I would report back to my parents about the beautiful beaches in Yucatan. I would send them pictures and videos of the waves and the food I ate there. )I’m from Colorado, so we have never had easy access to beaches) My parents LOVE tropical destinations and would travel all the time if they had the funds. So I knew I had to share these beach days with them more so than with others. My girlfriend was born and raised in a beach town, so although I sent some pictures, I didn’t feel as compelled to share them in the same way I did with my parents. (And on that note, I did not tell my parents about the nightlife.)
Similarly, now that I am back, I make a point to tell all my female friends about how safe the streets felt. This is not something I would share with my parents. In part because I didn’t want them to know I was walking around by myself (sorry Mom), but mostly because I didn’t want them to know the full truth about how unsafe North Philly can feel at times. I remember our discussions in IFSA about how friendly everyone would be to tourists, and at first, I doubted it. But this certainly proved true. Everyone was very kind, and I felt very safe, which is something I would make sure to share when talking with my female friends.

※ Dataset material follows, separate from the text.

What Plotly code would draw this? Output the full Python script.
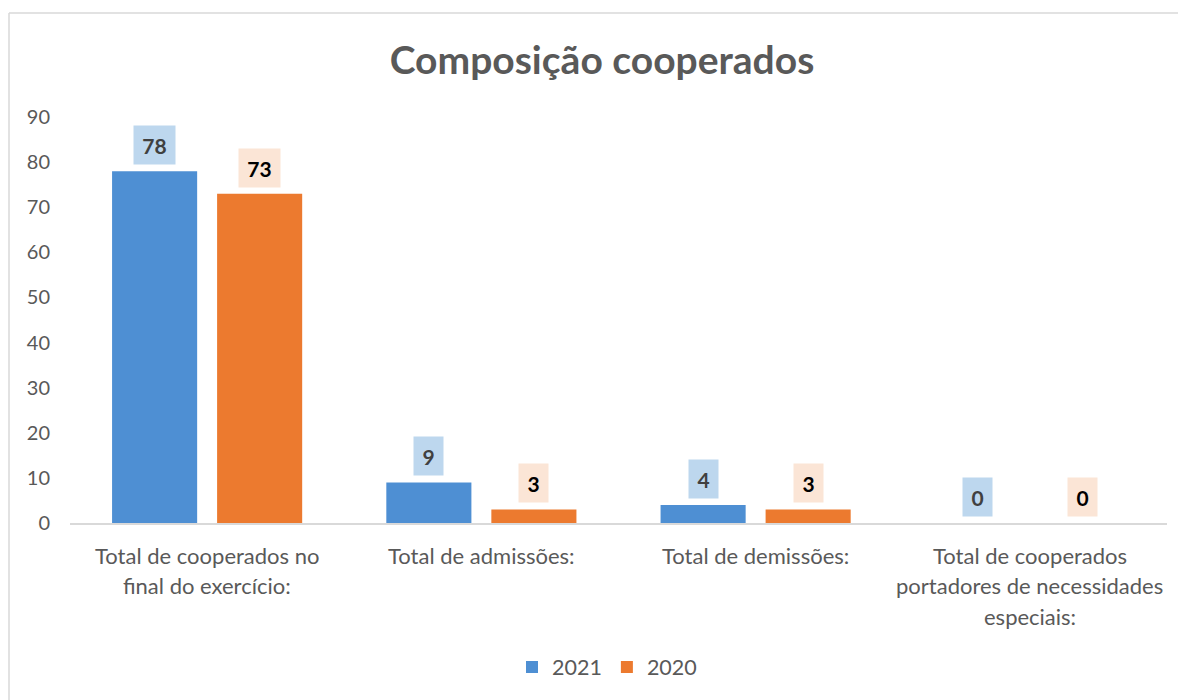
import plotly.graph_objects as go

categories = [
    "Total de cooperados no final do exercício:",
    "Total de admissões:",
    "Total de demissões:",
    "Total de cooperados portadores de necessidades especiais:",
]
category_lines = [
    ["Total de cooperados no", "final do exercício:"],
    ["Total de admissões:"],
    ["Total de demissões:"],
    ["Total de cooperados", "portadores de necessidades", "especiais:"],
]
values_2021 = [78, 9, 4, 0]
values_2020 = [73, 3, 3, 0]
y_ticks = [0, 10, 20, 30, 40, 50, 60, 70, 80, 90]

FONT = "Lato, 'Open Sans', sans-serif"
GRAY = "#595959"
BLUE = "#4E8FD3"
ORANGE = "#EC7A2F"

# page body has an 8px offset; work in page coordinates
OFF = 8
W, H = 1186 - OFF, 700 - OFF
PL, PR, PT, PB = 70, 1167, 117, 523  # plot area in page coords
PW, PH = PR - PL, PB - PT


def px_x(x):
    return (x - PL) / PW


def px_y(y):
    return (PB - y) / PH


fig = go.Figure()
fig.add_trace(go.Bar(x=categories, y=values_2021, name="2021", marker=dict(color=BLUE, line=dict(width=0))))
fig.add_trace(go.Bar(x=categories, y=values_2020, name="2020", marker=dict(color=ORANGE, line=dict(width=0))))

annotations = []
for cat, v in zip(categories, values_2021):
    annotations.append(dict(
        x=cat, y=v, xref="x", yref="y", text=f"<b>{v}</b>", showarrow=False,
        xshift=-52.5, yanchor="bottom", yshift=6, bgcolor="#BDD7EE",
        font=dict(family=FONT, size=21, color="#404040"),
        width=27 if v >= 10 else 15, height=24, borderpad=7,
    ))
for cat, v in zip(categories, values_2020):
    annotations.append(dict(
        x=cat, y=v, xref="x", yref="y", text=f"<b>{v}</b>", showarrow=False,
        xshift=52.5, yanchor="bottom", yshift=6, bgcolor="#FBE5D6",
        font=dict(family=FONT, size=21, color="#000000"),
        width=27 if v >= 10 else 15, height=24, borderpad=7,
    ))
for cat, lines in zip(categories, category_lines):
    for i, line in enumerate(lines):
        annotations.append(dict(
            x=cat, y=0, xref="x", yref="y", text=line, showarrow=False,
            yanchor="middle", yshift=-32 - i * 30.5,
            font=dict(family=FONT, size=22, color=GRAY),
        ))

border = dict(color="#D9D9D9", width=1.5)
fig.update_layout(
    width=W, height=H,
    margin=dict(l=PL - OFF, r=W - (PR - OFF), t=PT - OFF, b=H - (PB - OFF)),
    paper_bgcolor="white", plot_bgcolor="white",
    title=dict(text="<b>Composição cooperados</b>", x=(602 - OFF) / W, xanchor="center",
               y=1 - (60 - OFF) / H, yanchor="middle", xref="container", yref="container",
               font=dict(family=FONT, size=39, color=GRAY)),
    barmode="group", bargap=0.234, bargroupgap=0.19,
    xaxis=dict(showticklabels=False, showline=True, linecolor="#D9D9D9", linewidth=2,
               ticks="", showgrid=False, zeroline=False),
    yaxis=dict(range=[0, 90], tickvals=y_ticks, showgrid=False, zeroline=False,
               showline=False, ticks="", ticklabelstandoff=19,
               tickfont=dict(family=FONT, size=20, color=GRAY)),
    legend=dict(orientation="h", x=px_x(607), xanchor="center", y=px_y(667),
                yanchor="middle", font=dict(family=FONT, size=21.5, color=GRAY),
                itemwidth=30, traceorder="normal"),
    annotations=annotations,
    shapes=[
        dict(type="line", xref="paper", yref="paper", x0=px_x(9), x1=px_x(1186),
             y0=px_y(13), y1=px_y(13), line=border, layer="below"),
        dict(type="line", xref="paper", yref="paper", x0=px_x(9), x1=px_x(9),
             y0=px_y(13), y1=px_y(700), line=border, layer="below"),
    ],
)

fig.write_html("out.html")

Then there are things that I remember just for me. “Me llama Maria” was a beautiful piece of art that I feel honored to have watched. Chisti Uicab is extremely talented, and I loved the way she presented femininity and a female experience in a man’s world. I noted that I journaled about her performance but didn’t tell anyone back home. For some reason, this play was something just for me, and I didn’t feel compelled to share. It’s not for lack of recollection because I loved this play. But does not telling people about it diminish its importance? Or would my retelling of the story from my perspective never do it justice?

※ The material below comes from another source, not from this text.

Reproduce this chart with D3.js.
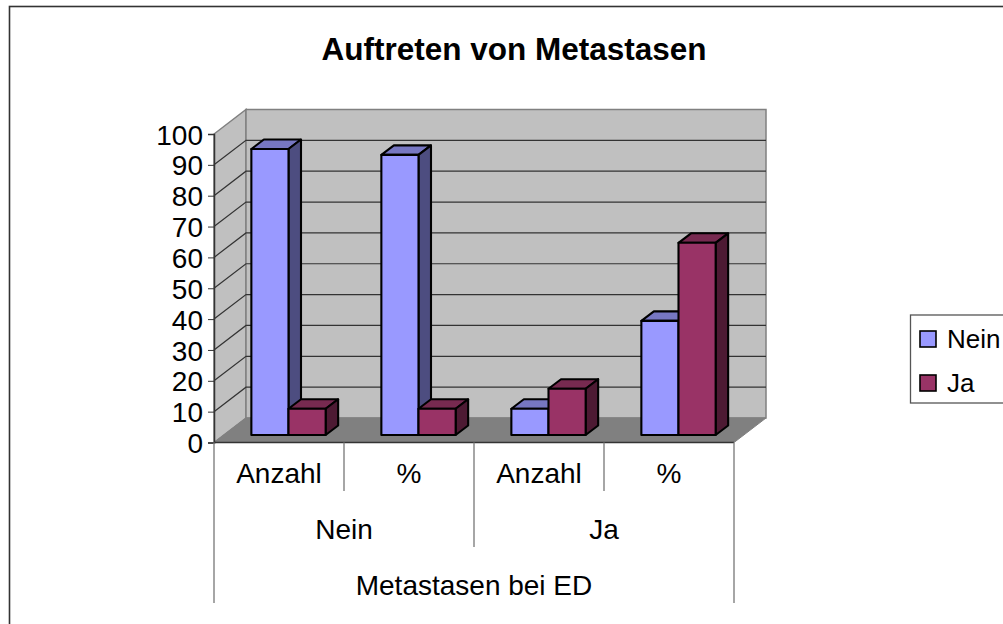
<!DOCTYPE html>
<html><head><meta charset="utf-8">
<script src="https://cdn.jsdelivr.net/npm/d3@7"></script>
<style>html,body{margin:0;padding:0;background:#fff;overflow:hidden}svg{display:block}text{font-family:"Liberation Sans",Arial,sans-serif;fill:#000}</style>
</head><body><svg id="c" width="1003" height="624"></svg>
<script>
const title = "Auftreten von Metastasen";
const levelOne = ["Anzahl", "%", "Anzahl", "%"];
const levelTwo = ["Nein", "Ja"];
const levelThree = ["Metastasen bei ED"];
const seriesNames = ["Nein", "Ja"];
const neinValues = [92.7, 90.8, 8.5, 37];
const jaValues = [8.5, 8.5, 15, 62.3];
const yTicks = [0,10,20,30,40,50,60,70,80,90,100];
const seriesFill = ["#9999ff", "#993366"];
const seriesTop = ["#7777c2", "#772a50"];
const seriesSide = ["#4d4d80", "#4d1a33"];

const svg = d3.select("#c");
const frontL = 214, frontR = 734, frontB = 442.5, frontT = 134;
const dx = 32, dy = -24.5;
const y = d3.scaleLinear().domain([0,100]).range([frontB, frontT]);
const xCat = d3.scaleBand().domain(d3.range(4)).range([frontL, frontR]);
const xSer = d3.scaleBand().domain([0,1]).range([xCat.step()*0.2143, xCat.step()*0.7857]);
const barDx = 9.5, barDy = -7.5, depthX = 12.5, depthY = -9.5;
const pts = a => a.map(p=>p.join(",")).join(" ");

svg.append("rect").attr("x",9.5).attr("y",6.5).attr("width",1100).attr("height",700)
  .attr("fill","#fff").attr("stroke","#333").attr("stroke-width",1.6);
svg.append("text").attr("x",514).attr("y",60).attr("text-anchor","middle")
  .attr("font-size",31.5).attr("font-weight","bold").text(title);

// walls and floor
const wall = "#c0c0c0", wallEdge = "#808080";
svg.append("polygon").attr("points",pts([[frontL,y(0)],[frontL+dx,y(0)+dy],[frontL+dx,y(100)+dy],[frontL,y(100)]]))
  .attr("fill",wall).attr("stroke",wallEdge).attr("stroke-width",1.5);
svg.append("polygon").attr("points",pts([[frontL+dx,y(0)+dy],[frontR+dx,y(0)+dy],[frontR+dx,y(100)+dy],[frontL+dx,y(100)+dy]]))
  .attr("fill",wall).attr("stroke",wallEdge).attr("stroke-width",1.5);
svg.append("polygon").attr("points",pts([[frontL,y(0)],[frontR,y(0)],[frontR+dx,y(0)+dy],[frontL+dx,y(0)+dy]]))
  .attr("fill","#808080").attr("stroke","#808080").attr("stroke-width",1);

// gridlines
yTicks.filter(t=>t>0&&t<100).forEach(t=>{
  svg.append("polyline").attr("fill","none").attr("stroke","#333").attr("stroke-width",1.2)
    .attr("points",pts([[frontL,y(t)],[frontL+dx,y(t)+dy],[frontR+dx,y(t)+dy]]));
});
// front floor edge
svg.append("line").attr("x1",frontL).attr("x2",frontR).attr("y1",y(0)).attr("y2",y(0)).attr("stroke","#333").attr("stroke-width",1.5);

// axis
const axis = d3.axisLeft(y).tickValues(yTicks).tickSize(6).tickPadding(5);
const gy = svg.append("g").attr("transform",`translate(${frontL},0)`).call(axis);
gy.selectAll("text").attr("font-size",28).attr("dy","0.36em").style("font-family",'"Liberation Sans",Arial,sans-serif');
gy.selectAll("line").attr("stroke","#333").attr("stroke-width",1);
gy.select(".domain").attr("stroke","#333").attr("stroke-width",1.5);

// bars
function bar(cat, ser, v){
  const l = xCat(cat) + xSer(ser) + barDx, w = xSer.bandwidth();
  const base = y(0) + barDy, top = y(v) + barDy;
  const g = svg.append("g").attr("stroke","#000").attr("stroke-width",2.1).attr("stroke-linejoin","round");
  g.append("polygon").attr("points",pts([[l,top],[l+w,top],[l+w+depthX,top+depthY],[l+depthX,top+depthY]])).attr("fill",seriesTop[ser]);
  g.append("polygon").attr("points",pts([[l+w,top],[l+w+depthX,top+depthY],[l+w+depthX,base+depthY],[l+w,base]])).attr("fill",seriesSide[ser]);
  g.append("rect").attr("x",l).attr("y",top).attr("width",w).attr("height",base-top).attr("fill",seriesFill[ser]);
}
d3.range(4).forEach(c=>{ bar(c,0,neinValues[c]); bar(c,1,jaValues[c]); });

// multi-level category axis
const sep = "#808080", step = xCat.step();
const vline = (x,y2)=>svg.append("line").attr("x1",x).attr("x2",x).attr("y1",y(0)).attr("y2",y2).attr("stroke",sep).attr("stroke-width",1.4);
[0,4].forEach(i=>vline(frontL+i*step,603));
vline(frontL+2*step,547);
[1,3].forEach(i=>vline(frontL+i*step,491));
const label=(x,yy,t)=>svg.append("text").attr("x",x).attr("y",yy).attr("text-anchor","middle").attr("font-size",28).text(t);
levelOne.forEach((t,i)=>label(frontL+(i+.5)*step,483,t));
levelTwo.forEach((t,i)=>label(frontL+(2*i+1)*step,539,t));
label((frontL+frontR)/2,595,levelThree[0]);

// legend
svg.append("rect").attr("x",910.5).attr("y",315).attr("width",120).attr("height",88).attr("fill","#fff").attr("stroke","#555").attr("stroke-width",1.3);
seriesNames.forEach((n,i)=>{
  const yy = 339 + i*44;
  svg.append("rect").attr("x",920).attr("y",yy-8).attr("width",16).attr("height",16).attr("fill",seriesFill[i]).attr("stroke","#000").attr("stroke-width",1.6);
  svg.append("text").attr("x",947).attr("y",yy+9).attr("font-size",26).text(n);
});
</script></body></html>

The way I interact with people and share my stories really got me thinking. Who am I to share these narratives? And am I doing them justice? I thought a lot about Cannibal Tours, a documentary that really stuck with me throughout the trip. As we were all quite disgusted to see the behavior of these tourists, we have to be careful not to become a savior type of tourist. I feel like I tried to be very cautious not to think I was above or better than other tourists because of the life I tried to lead. When I took a picture with my Yaxunah host family, I asked before if we could take a picture together. At first, I felt it affirmed that my touristic tendencies were good-natured. I compared myself to the tourists on Cannibal Tours and felt proud not to bear a resemblance. But in reality, asking someone for consent to take a picture is the bare minimum. It shouldn’t secure my place as a “good tourist.” It shouldn’t validate any tourist to treat native communities with basic respect and dignity. In my opinion, people shouldn’t be praised for being a decent human, myself included. It should be required. As simple as it sounds, if I have learned anything about navigating my place as a tourist, it’s to treat people the way you want to be treated.

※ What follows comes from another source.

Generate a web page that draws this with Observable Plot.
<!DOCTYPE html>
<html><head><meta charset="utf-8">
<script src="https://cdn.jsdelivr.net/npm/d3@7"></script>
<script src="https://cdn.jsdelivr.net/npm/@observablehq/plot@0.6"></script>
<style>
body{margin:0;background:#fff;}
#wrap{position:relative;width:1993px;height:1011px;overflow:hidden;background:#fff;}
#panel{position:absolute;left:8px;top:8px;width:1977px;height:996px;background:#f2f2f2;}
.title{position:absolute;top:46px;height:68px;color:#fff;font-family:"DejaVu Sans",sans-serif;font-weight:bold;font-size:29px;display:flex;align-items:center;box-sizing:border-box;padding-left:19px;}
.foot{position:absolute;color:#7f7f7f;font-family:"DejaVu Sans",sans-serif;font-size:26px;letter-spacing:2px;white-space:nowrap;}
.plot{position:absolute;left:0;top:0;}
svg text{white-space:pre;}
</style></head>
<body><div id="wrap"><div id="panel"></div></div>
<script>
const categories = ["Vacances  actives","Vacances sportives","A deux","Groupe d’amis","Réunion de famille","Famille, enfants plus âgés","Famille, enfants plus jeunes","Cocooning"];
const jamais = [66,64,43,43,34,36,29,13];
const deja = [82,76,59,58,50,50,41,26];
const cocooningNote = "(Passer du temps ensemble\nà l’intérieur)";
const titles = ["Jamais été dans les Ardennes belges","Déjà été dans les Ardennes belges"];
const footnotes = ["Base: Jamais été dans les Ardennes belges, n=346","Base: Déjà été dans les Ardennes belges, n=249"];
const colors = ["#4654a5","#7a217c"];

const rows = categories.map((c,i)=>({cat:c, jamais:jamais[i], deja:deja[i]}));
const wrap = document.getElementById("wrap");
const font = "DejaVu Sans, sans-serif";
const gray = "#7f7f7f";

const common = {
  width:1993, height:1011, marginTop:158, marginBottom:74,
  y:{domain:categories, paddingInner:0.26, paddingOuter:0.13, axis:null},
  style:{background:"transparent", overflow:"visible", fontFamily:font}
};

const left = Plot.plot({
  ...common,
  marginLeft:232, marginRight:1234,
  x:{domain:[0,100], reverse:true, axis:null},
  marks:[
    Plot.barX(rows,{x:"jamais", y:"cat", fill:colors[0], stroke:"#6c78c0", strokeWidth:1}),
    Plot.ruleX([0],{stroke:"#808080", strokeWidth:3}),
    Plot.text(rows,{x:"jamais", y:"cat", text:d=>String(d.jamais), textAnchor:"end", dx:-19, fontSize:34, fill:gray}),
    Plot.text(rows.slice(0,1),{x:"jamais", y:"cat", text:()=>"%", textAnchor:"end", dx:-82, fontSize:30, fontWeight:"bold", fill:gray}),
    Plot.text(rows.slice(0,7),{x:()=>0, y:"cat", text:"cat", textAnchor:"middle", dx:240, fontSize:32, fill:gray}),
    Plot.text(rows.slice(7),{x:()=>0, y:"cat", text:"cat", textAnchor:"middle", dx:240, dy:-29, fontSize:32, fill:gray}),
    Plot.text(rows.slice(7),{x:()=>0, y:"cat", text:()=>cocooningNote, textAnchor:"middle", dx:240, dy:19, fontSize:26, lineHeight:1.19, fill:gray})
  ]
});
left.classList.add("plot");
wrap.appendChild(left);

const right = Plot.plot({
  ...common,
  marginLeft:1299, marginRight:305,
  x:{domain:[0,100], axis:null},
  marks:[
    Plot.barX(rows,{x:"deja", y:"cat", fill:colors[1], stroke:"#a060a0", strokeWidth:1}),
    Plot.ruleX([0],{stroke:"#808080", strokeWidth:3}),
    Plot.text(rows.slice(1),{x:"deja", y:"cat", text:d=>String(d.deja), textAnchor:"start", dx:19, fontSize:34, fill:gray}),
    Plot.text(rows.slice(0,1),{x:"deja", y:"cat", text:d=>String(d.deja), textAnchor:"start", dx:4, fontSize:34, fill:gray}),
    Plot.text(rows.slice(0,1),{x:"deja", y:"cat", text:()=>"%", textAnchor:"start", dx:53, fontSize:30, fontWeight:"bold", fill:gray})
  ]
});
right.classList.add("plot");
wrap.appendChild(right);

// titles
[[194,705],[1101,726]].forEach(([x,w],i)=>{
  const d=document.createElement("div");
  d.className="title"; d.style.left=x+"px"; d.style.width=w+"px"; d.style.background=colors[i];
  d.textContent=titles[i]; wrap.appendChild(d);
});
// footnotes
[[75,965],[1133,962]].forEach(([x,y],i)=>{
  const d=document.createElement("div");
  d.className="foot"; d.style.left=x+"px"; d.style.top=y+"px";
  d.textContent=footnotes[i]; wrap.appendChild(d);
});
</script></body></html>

I think I have struggled a lot with how I remember my time abroad and how I act as a tourist. And whether or not my second-hand stories can ever do the experience justice. So when I remember this trip and share it with my family, I try to be cautious about how I tell these stories. I want to tell my family about the incredible people I met and do their stories justice. I want to talk about the culture and the languages and not diminish their worth. But above all else, I want people to know how incredibly grateful I am for this opportunity. A once-in-a-lifetime opportunity that I am so privileged to have experienced. It is something I will remember for the rest of my life.